According to Aberdeen Group, companies selling products and services with extremely strong omnichannel customer engagement see a 9.5% year-over-year increase in annual revenue, compared to 3.4% for weak omnichannel companies. Similarly, strong omnichannel companies see a 7.5% year-over-year decrease in cost per contact, compared to a 0.2% year-over-year decrease for weak companies. 

2. All areas, without exceptions, must be involved in this digital transformation process 

For an omnichannel operation that permeates the brand experience, all areas of the company have to be involved:

  • Ecommerce – to be the catalyst for this change and drive it forward; 
  • Logistics –  to create one-to-one delivery options;
  • Finance – to devise this channel strategy and guarantee a healthy P&L; 
  • Legal – to support all terms and policies for these sales; 
  • Accounting – to help you manage new means of payment;
  • Marketing – to promote the new shopping experience and run omnichannel marketing;
  • Quality – to provide the best guarantee and return policies; 
  • Customer service – to not only receive new contacts, client service channels and tools, but also to help you in obtaining more satisfied and loyal clients.

3. Understand your company’s reality before deciding how to perform the implementation 

Before searching for the right project partners, here is a checklist of questions you should ask yourself:

  • Does your company have photos of every SKU in your catalog?
  • Does your company have a complete description of your products? 
  • Does your company have direct-to-consumer logistics ready? 
  • Does your company have a knowledgeable team to manage these new sales channels? 
  • Does your company have the budget to set up the best online store possible? 
  • Which systems need to be integrated into your store in order to have the best automated and online processes?

4. Gain C-level support

In order for the ecommerce channel (and the digital transformation in general) to be successful, we need the complete support from CEO / Owners and all main stakeholders. This is not just another store, this is a game-changing strategy that will bring all the enterprise to a new level. Thus, you need to involve every single person in the company.

5. Choose the best allies

Once you have checked all previous steps, you now need to look for those allies that will make this omnichannel strategy possible. Allies are all parties involved in seeing this vision through: the ecommerce platform, the payment gateway, the 3PL, the ERP, the WMS, the CRM, the digital agency, the ecommerce team, the customer service and the list goes on.  
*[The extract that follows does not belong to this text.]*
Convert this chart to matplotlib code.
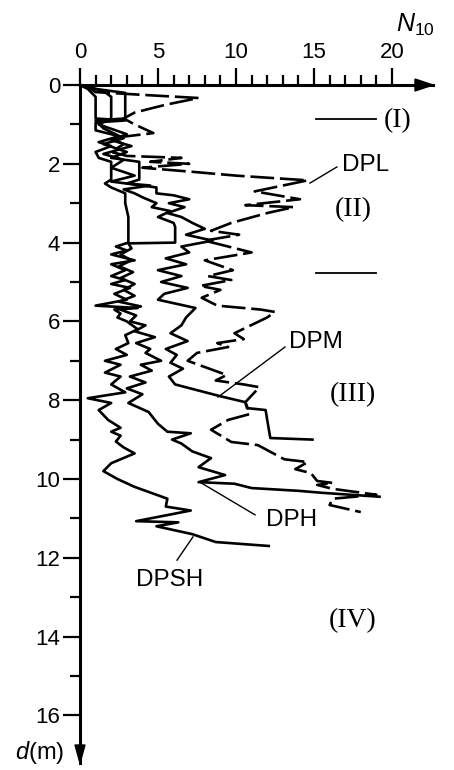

Bottomline, however, you must make sure that all those allies support your company’s vision, and not the other way around.

The true path of retail

Once your company has adopted these actions for the long term, the sky will be the limit. On top of creating your B2C ecommerce, you can be present in marketplaces or even become a marketplace; globalize your ecommerce; set up your own brand’s mobile apps; monetize your social media; vastly improve the customer experience of your operation; digitize your online stores and even your B2B channels!

But remember: there’s no magic formula, and the recommendations above are not quite a step-by-step guide, because they can’t possibly cover all aspects that need to be taken into account. Nonetheless, I hope that this brief story will at least make you wonder on the subject and push you towards the true path of retail – the one of omnichannel.